ADR overcomes the problems associated with going to court. A court action can be expensive, time consuming and carry substantial risks. It can seriously disrupt and damage your business, whatever the outcome, and the outcome itself can be uncertain, however strong your case.
For small businesses, going to court is simply out of the question due to its cost.
ADR overcomes these difficulties. It reduces the time and cost spent by over 90%. It is more reliable, gives you greater control, and reduces the disruption and risk. It can enable the real issues to be addressed, provide constructive solutions, and restore relationships.
At present, if the other party will not agree to ADR, your business can be made to go to court. We believe you should have the right to use ADR, if this is what makes sense for your business.

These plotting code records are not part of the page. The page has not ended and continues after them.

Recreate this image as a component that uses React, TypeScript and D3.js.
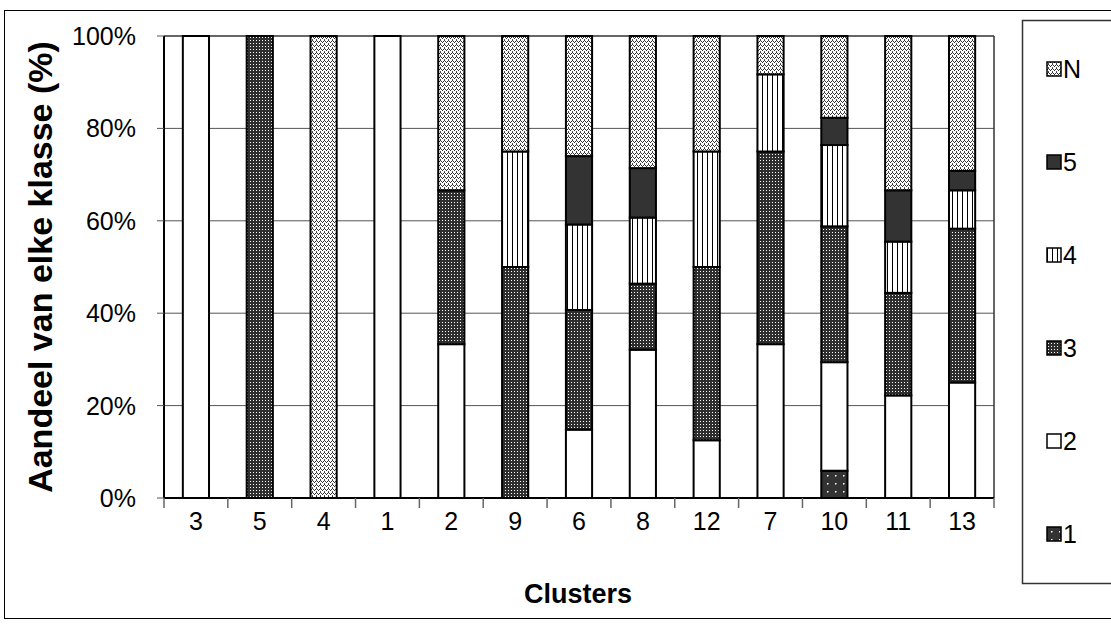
import React from 'react';
import * as d3 from 'd3';

const clusters = ['3', '5', '4', '1', '2', '9', '6', '8', '12', '7', '10', '11', '13'];
const class1 = [0, 0, 0, 0, 0, 0, 0, 0, 0, 0, 5.9, 0, 0];
const class2 = [100, 0, 0, 100, 33.3, 0, 14.8, 32.1, 12.5, 33.3, 23.5, 22.2, 25];
const class3 = [0, 100, 0, 0, 33.3, 50, 25.9, 14.3, 37.5, 41.7, 29.4, 22.2, 33.3];
const class4 = [0, 0, 0, 0, 0, 25, 18.5, 14.3, 25, 16.7, 17.6, 11.1, 8.3];
const class5 = [0, 0, 0, 0, 0, 0, 14.8, 10.7, 0, 0, 5.9, 11.1, 4.2];
const classN = [0, 0, 100, 0, 33.4, 25, 26.0, 28.6, 25, 8.3, 17.7, 33.4, 29.2];

const seriesKeys = ['1', '2', '3', '4', '5', 'N'];
const seriesValues = [class1, class2, class3, class4, class5, classN];
const yTicks = [0, 20, 40, 60, 80, 100];
const legendOrder = ['N', '5', '4', '3', '2', '1'];

const FONT = '"Liberation Sans", Arial, sans-serif';

const fills: Record<string, string> = {
  '1': 'url(#p1)',
  '2': '#ffffff',
  '3': 'url(#p3)',
  '4': 'url(#p4)',
  '5': '#333333',
  N: 'url(#pN)',
};

export default function App() {
  const left = 164, right = 994, top = 36, bottom = 498;
  const x = d3.scaleBand<string>().domain(clusters).range([left, right]).paddingInner(0.59).paddingOuter(0.295);
  const xb = d3.scaleBand<string>().domain(clusters).range([left, right]);
  const y = d3.scaleLinear().domain([0, 100]).range([bottom, top]);

  const table = clusters.map((c, i) => {
    const row: any = { cluster: c };
    seriesKeys.forEach((k, j) => (row[k] = seriesValues[j][i]));
    return row;
  });
  const stacked = d3.stack<any>().keys(seriesKeys)(table);

  return (
    <svg width={1111} height={624} style={{ position: 'absolute', left: 0, top: 0, background: '#fff' }}>
      <defs>
        <pattern id="p3" width={3} height={3} patternUnits="userSpaceOnUse">
          <rect width={3} height={3} fill="#2e2e2e" />
          <rect x={1} y={1} width={1} height={1} fill="#fff" />
        </pattern>
        <pattern id="p1" width={8} height={8} patternUnits="userSpaceOnUse">
          <rect width={8} height={8} fill="#333" />
          <rect x={3} y={3} width={1.5} height={1.5} fill="#fff" />
        </pattern>
        <pattern id="p4" width={5} height={5} patternUnits="userSpaceOnUse">
          <rect width={5} height={5} fill="#fff" />
          <rect x={2} y={0} width={1} height={5} fill="#000" />
        </pattern>
        <pattern id="pN" width={4} height={4} patternUnits="userSpaceOnUse">
          <rect width={4} height={4} fill="#fff" />
          <rect x={0} y={0} width={1} height={1} fill="#333" />
          <rect x={1} y={1} width={1} height={1} fill="#333" />
          <rect x={3} y={1} width={1} height={1} fill="#333" />
          <rect x={2} y={2} width={1} height={1} fill="#333" />
          <rect x={0} y={3} width={1} height={1} fill="#555" />
        </pattern>
      </defs>

      {/* outer frame */}
      <rect x={4.5} y={10.5} width={1120} height={608} fill="none" stroke="#000" strokeWidth={1} />

      {/* gridlines */}
      {yTicks.filter((t) => t > 0 && t < 100).map((t) => (
        <line key={t} x1={left} x2={right} y1={y(t)} y2={y(t)} stroke="#555" strokeWidth={1} />
      ))}
      {/* plot border top/right */}
      <line x1={left} x2={right} y1={top} y2={top} stroke="#333" strokeWidth={1.5} />
      <line x1={right} x2={right} y1={top} y2={bottom} stroke="#333" strokeWidth={1.5} />

      {/* bars */}
      {stacked.map((s) => (
        <g key={s.key}>
          {s.map((d, i) =>
            d[1] - d[0] > 0 ? (
              <rect
                key={i}
                x={x(clusters[i])}
                width={x.bandwidth()}
                y={y(d[1])}
                height={y(d[0]) - y(d[1])}
                fill={fills[s.key]}
                stroke="#000"
                strokeWidth={2}
              />
            ) : null
          )}
        </g>
      ))}

      {/* y axis */}
      <line x1={left} x2={left} y1={top} y2={bottom} stroke="#000" strokeWidth={2} />
      {yTicks.map((t) => (
        <g key={t}>
          <line x1={left - 7} x2={left} y1={y(t)} y2={y(t)} stroke="#555" strokeWidth={1} />
          <text x={136} y={y(t)} dy="0.36em" textAnchor="end" fontFamily={FONT} fontSize={25} fill="#000">
            {t}%
          </text>
        </g>
      ))}
      {/* x axis */}
      <line x1={left} x2={right} y1={bottom} y2={bottom} stroke="#000" strokeWidth={2} />
      {clusters.map((c) => (
        <line key={'t' + c} x1={xb(c)! + xb.bandwidth()} x2={xb(c)! + xb.bandwidth()} y1={bottom} y2={bottom + 10} stroke="#666" strokeWidth={1.5} />
      ))}
      <line x1={left} x2={left} y1={bottom} y2={bottom + 10} stroke="#666" strokeWidth={1.5} />
      {clusters.map((c) => (
        <text key={'l' + c} x={xb(c)! + xb.bandwidth() / 2} y={530} textAnchor="middle" fontFamily={FONT} fontSize={25} fill="#000">
          {c}
        </text>
      ))}
      <text x={578} y={603} textAnchor="middle" fontFamily={FONT} fontSize={27} fontWeight="bold" fill="#000">
        Clusters
      </text>
      <text
        transform={`translate(52, ${(top + bottom) / 2}) rotate(-90)`}
        textAnchor="middle"
        fontFamily={FONT}
        fontSize={34}
        fontWeight="bold"
        fill="#000"
      >
        Aandeel van elke klasse (%)
      </text>

      {/* legend */}
      <rect x={1022.5} y={20.5} width={120} height={563} fill="#fff" stroke="#333" strokeWidth={1.5} />
      {legendOrder.map((k, i) => {
        const cy = 69 + i * 93;
        return (
          <g key={k}>
            <rect x={1047} y={cy - 7} width={14} height={14} fill={fills[k]} stroke="#000" strokeWidth={1.5} />
            <text x={1063} y={cy} dy="0.36em" fontFamily={FONT} fontSize={25} fill="#000">
              {k}
            </text>
          </g>
        );
      })}
    </svg>
  );
}
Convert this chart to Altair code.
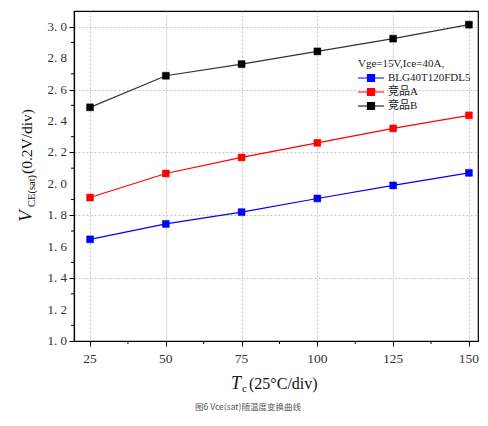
import altair as alt
import pandas as pd

# ---------------- data ----------------
TEMPS = [25, 50, 75, 100, 125, 150]
SERIES = ["BLG40T120FDL5", "竞品A", "竞品B"]
BLG = [1.647, 1.745, 1.820, 1.907, 1.990, 2.070]
COMP_A = [1.913, 2.066, 2.168, 2.261, 2.353, 2.436]
COMP_B = [2.487, 2.688, 2.762, 2.843, 2.924, 3.013]
COLORS = ["#0000ff", "#ff0000", "#000000"]
LINE_COLORS = ["#0000ff", "#ff0000", "#333333"]

X_MAJOR = [25, 50, 75, 100, 125, 150]
X_LABELS = ["25", "50", "75", "100", "125", "150"]
X_MINOR = [37.5, 62.5, 87.5, 112.5, 137.5]
Y_MAJOR = [1.0, 1.2, 1.4, 1.6, 1.8, 2.0, 2.2, 2.4, 2.6, 2.8, 3.0]
Y_LABELS = ["1. 0", "1. 2", "1. 4", "1. 6", "1. 8", "2. 0",
            "2. 2", "2. 4", "2. 6", "2. 8", "3. 0"]
Y_MINOR = [1.1, 1.3, 1.5, 1.7, 1.9, 2.1, 2.3, 2.5, 2.7, 2.9]

LEGEND_TITLE = "Vge=15V,Ice=40A,"
Y_TITLE_PARTS = ["V", "CE(sat)", "(0.2V/div)"]
X_TITLE_PARTS = ["T", "c", "(25°C/div)"]
CAPTION = "图6 Vce(sat)随温度变换曲线"

rows = []
for name, vals in zip(SERIES, [BLG, COMP_A, COMP_B]):
    for t, v in zip(TEMPS, vals):
        rows.append({"series": name, "T": t, "V": v})
df = pd.DataFrame(rows)

SERIF = "Liberation Serif"
SERIF_CJK = "Liberation Serif, Noto Sans CJK SC"

x_scale = alt.Scale(domain=[19.7, 153.0], nice=False, zero=False)
y_scale = alt.Scale(domain=[1.0, 3.1], nice=False, zero=False)

x_enc = alt.X(
    "T:Q", scale=x_scale,
    axis=alt.Axis(
        values=X_MAJOR, title=None, labels=False,
        tickColor="#000", tickWidth=1, tickSize=5,
        domainColor="#000", domainWidth=1.2,
        grid=True, gridColor="#b5b5b5", gridDash=[2, 2], gridWidth=0.8,
    ),
)
y_enc = alt.Y(
    "V:Q", scale=y_scale,
    axis=alt.Axis(
        values=Y_MAJOR, title=None, labels=False,
        tickColor="#000", tickWidth=1, tickSize=5,
        domainColor="#000", domainWidth=1.2,
        grid=True, gridColor="#b5b5b5", gridDash=[2, 2], gridWidth=0.8,
    ),
)

base = alt.Chart(df)

line_layers = [
    base.transform_filter(alt.datum.series == name)
    .mark_line(strokeWidth=1.2, color=col)
    .encode(x=x_enc, y=y_enc)
    for name, col in zip(SERIES, LINE_COLORS)
]

legend = alt.Legend(
    orient="none", legendX=284, legendY=47,
    title=LEGEND_TITLE, titleFont=SERIF, titleFontSize=11,
    titleFontWeight="normal", titleColor="#222", titlePadding=3,
    labelFont=SERIF_CJK, labelFontSize=11, labelColor="#222",
    symbolType="M-2.6,0H2.6M-0.7,-0.7H0.7V0.7H-0.7Z",
    symbolSize=100, symbolStrokeWidth=1.2, symbolOffset=7,
    labelOffset=11, rowPadding=2, padding=0,
)
color_scale = alt.Scale(domain=SERIES, range=COLORS)

points = base.mark_point(shape="square", filled=True, size=48, opacity=1,
                         strokeWidth=0.5).encode(
    x=x_enc, y=y_enc,
    fill=alt.Fill("series:N", scale=color_scale, legend=legend),
    stroke=alt.Stroke("series:N", scale=color_scale, legend=legend),
)

# minor ticks, placed through the shared scales
minor_y = alt.Chart(pd.DataFrame({"v": Y_MINOR})).mark_rule(
    color="#000", strokeWidth=1
).encode(y=alt.Y("v:Q", scale=y_scale), x=alt.value(-3), x2=alt.value(0))
minor_x = alt.Chart(pd.DataFrame({"t": X_MINOR})).mark_rule(
    color="#000", strokeWidth=1
).encode(x=alt.X("t:Q", scale=x_scale), y=alt.value(330), y2=alt.value(333))

# tick labels, placed through the shared scales
y_labels = alt.Chart(pd.DataFrame({"v": Y_MAJOR, "s": Y_LABELS})).mark_text(
    font=SERIF, fontSize=13, color="#333", align="right", baseline="middle"
).encode(y=alt.Y("v:Q", scale=y_scale), x=alt.value(-7), text="s:N")
x_labels = alt.Chart(pd.DataFrame({"t": X_MAJOR, "s": X_LABELS})).mark_text(
    font=SERIF, fontSize=13.5, color="#333", align="center", baseline="middle"
).encode(x=alt.X("t:Q", scale=x_scale), y=alt.value(348), text="s:N")


def label(text, px, py, size, italic=False, angle=0, font=SERIF, color="#111", align="left"):
    kw = dict(fontSize=size, font=font, color=color, align=align, baseline="alphabetic")
    if italic:
        kw["fontStyle"] = "italic"
    if angle:
        kw["angle"] = angle
    return alt.Chart(pd.DataFrame({"t": [text]})).mark_text(**kw).encode(
        text="t:N", x=alt.value(px), y=alt.value(py)
    )


texts = [
    label(Y_TITLE_PARTS[0], -42, 211, 19, italic=True, angle=270),
    label(Y_TITLE_PARTS[1], -39, 196, 10.5, angle=270),
    label(Y_TITLE_PARTS[2], -42, 163, 15.5, angle=270),
    label(X_TITLE_PARTS[0], 157, 378, 18, italic=True),
    label(X_TITLE_PARTS[1], 168, 381, 11),
    label(X_TITLE_PARTS[2], 175, 378, 16),
    label(CAPTION, 174, 399, 8.5, font="Noto Sans CJK SC", color="#555", align="center"),
]

chart = alt.layer(*line_layers, points, minor_y, minor_x, y_labels, x_labels, *texts).properties(
    width=404, height=330,
    autosize=alt.AutoSizeParams(type="none"),
    padding={"left": 66, "top": 3, "right": 2, "bottom": 72},
    background="white",
).configure_view(stroke="#000", strokeWidth=1.2)

chart.save("out.html", embed_options={"renderer": "svg", "actions": False})
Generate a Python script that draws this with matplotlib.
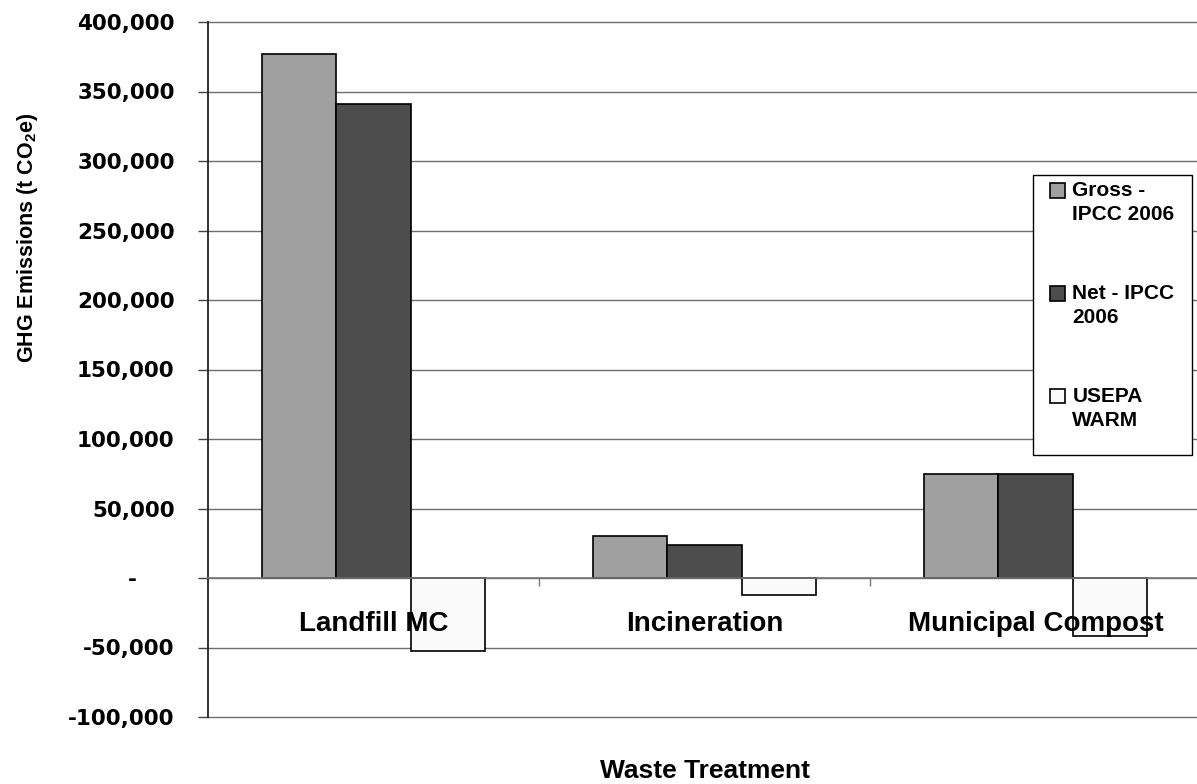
import matplotlib
matplotlib.use("Agg")
import matplotlib.pyplot as plt
import numpy as np
from matplotlib.ticker import FuncFormatter, FixedLocator
from matplotlib.legend_handler import HandlerPatch
from matplotlib.patches import Rectangle

categories = ["Landfill MC", "Incineration", "Municipal Compost"]
series_names = ["Gross -\nIPCC 2006", "Net - IPCC\n2006", "USEPA\nWARM"]
gross = [377000, 30000, 75000]
net = [341000, 23500, 75000]
usepa = [-52500, -12500, -41500]
yticks = [-100000, -50000, 0, 50000, 100000, 150000, 200000, 250000, 300000, 350000, 400000]

colors = ["#a0a0a0", "#4d4d4d", "#fafafa"]

plt.rcParams['font.family'] = ['Liberation Sans', 'DejaVu Sans']
plt.rcParams['font.weight'] = 'bold'
plt.rcParams['mathtext.fontset'] = 'custom'
plt.rcParams['mathtext.rm'] = 'Liberation Sans:bold'
plt.rcParams['mathtext.it'] = 'Liberation Sans:bold'
plt.rcParams['mathtext.bf'] = 'Liberation Sans:bold'

W, H = 1197, 784
fig = plt.figure(figsize=(W / 100, H / 100), dpi=100)
ax = fig.add_axes([208 / W, 1 - 717 / H, (1201 - 208) / W, (717 - 22) / H])

x = np.arange(len(categories))
bw = 0.224
series = [gross, net, usepa]
bars = []
for i, (vals, c, name) in enumerate(zip(series, colors, series_names)):
    b = ax.bar(x + (i - 1) * bw, vals, bw, color=c, edgecolor='black',
               linewidth=1.2, label=name, zorder=2)
    bars.append(b)

ax.set_xlim(-0.5, 2.5)
ax.set_ylim(-100000, 400000)
ax.yaxis.set_major_locator(FixedLocator(yticks))
ax.yaxis.set_major_formatter(FuncFormatter(lambda v, p: '-     ' if v == 0 else f'{v:,.0f}'))
ax.grid(axis='y', color='#6e6e6e', linewidth=1.0)
for gl in ax.yaxis.get_gridlines():
    gl.set_clip_on(False)
ax.yaxis.set_zorder(0.5)
ax.xaxis.set_zorder(5)

for lab in ax.get_yticklabels():
    lab.set_fontfamily('DejaVu Sans')
    lab.set_fontweight('bold')
    lab.set_fontsize(15.5)
ax.tick_params(axis='y', direction='out', length=7, width=1, color='#444444', pad=17)

ax.spines['top'].set_visible(False)
ax.spines['right'].set_visible(False)
ax.spines['left'].set_color('#222222')
ax.spines['left'].set_linewidth(1.3)
ax.spines['bottom'].set_position(('data', 0))
ax.spines['bottom'].set_color('#777777')
ax.spines['bottom'].set_linewidth(1.2)

ax.set_xticks(x)
ax.set_xticklabels(categories, fontsize=20, fontweight='bold')
ax.set_xticks([0.5, 1.5], minor=True)
ax.tick_params(axis='x', which='major', length=0, pad=24)
ax.tick_params(axis='x', which='minor', direction='out', length=6, width=1, color='#777777')

ax.set_xlabel("Waste Treatment", fontsize=19, fontweight='bold', va='center')
ax.xaxis.set_label_coords(0.5, (717 - 771) / (717 - 22))

fig.text(28 / W, 1 - 238 / H, "GHG Emissions (t CO$_2$e)", rotation=90,
         fontsize=15.5, fontweight='bold', ha='center', va='center')


def first_line_patch(legend, orig_handle, xdescent, ydescent, width, height, fontsize):
    return Rectangle((-xdescent, -ydescent + 0.6 * fontsize), width, height)


# legend box frame
ax.add_patch(Rectangle((1033 / W, 1 - 455 / H), (1192 - 1033) / W, (455 - 175) / H,
                       transform=fig.transFigure, facecolor='white', edgecolor='black',
                       linewidth=1.0, zorder=9, clip_on=False))

handles = [b.patches[0] for b in bars]
leg = ax.legend(handles, series_names, loc='upper left',
                bbox_to_anchor=(1050 / W, 1 - 181 / H),
                bbox_transform=fig.transFigure, borderaxespad=0,
                prop={'weight': 'bold', 'size': 15},
                handlelength=0.72, handleheight=0.72, handletextpad=0.35,
                labelspacing=2.85, borderpad=0, frameon=False,
                handler_map={h: HandlerPatch(patch_func=first_line_patch) for h in handles})
for t in leg.get_texts():
    t.set_linespacing(1.36)
leg.set_zorder(10)

fig.savefig("out.png", dpi=100, facecolor='white')
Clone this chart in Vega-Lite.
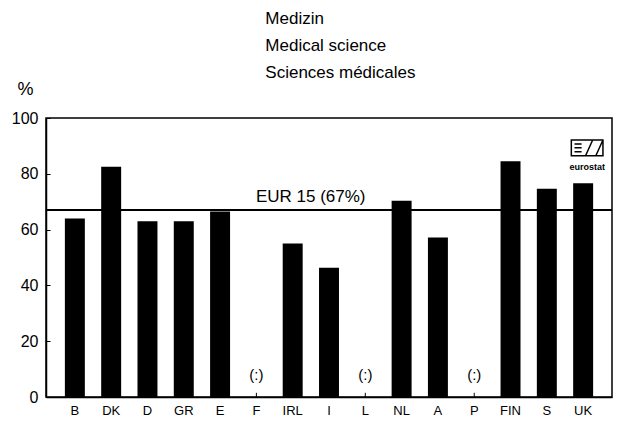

The main types of ADR are a) mediation (where a mediator takes a flexible and constructive approach to help the parties negotiate and agree a solution to meet their needs and deal with the real issues); and b) arbitration (where an arbitrator hears the case and decides the legal issues).
Modern arbitration, the model trialled by CfJ, combines arbitration and mediation and works on a non-adversarial basis. It allows the arbitrator to investigate the issues, dealing direct with the parties, removing the cost, delay and risk of court process. It also offers the parties the positive outcomes available through mediation.
ADR is shown to reduce the legal costs and staff and management time spent in handling legal disputes and claims by 90%. Use of ADR can also enable you to achieve far better settlement terms.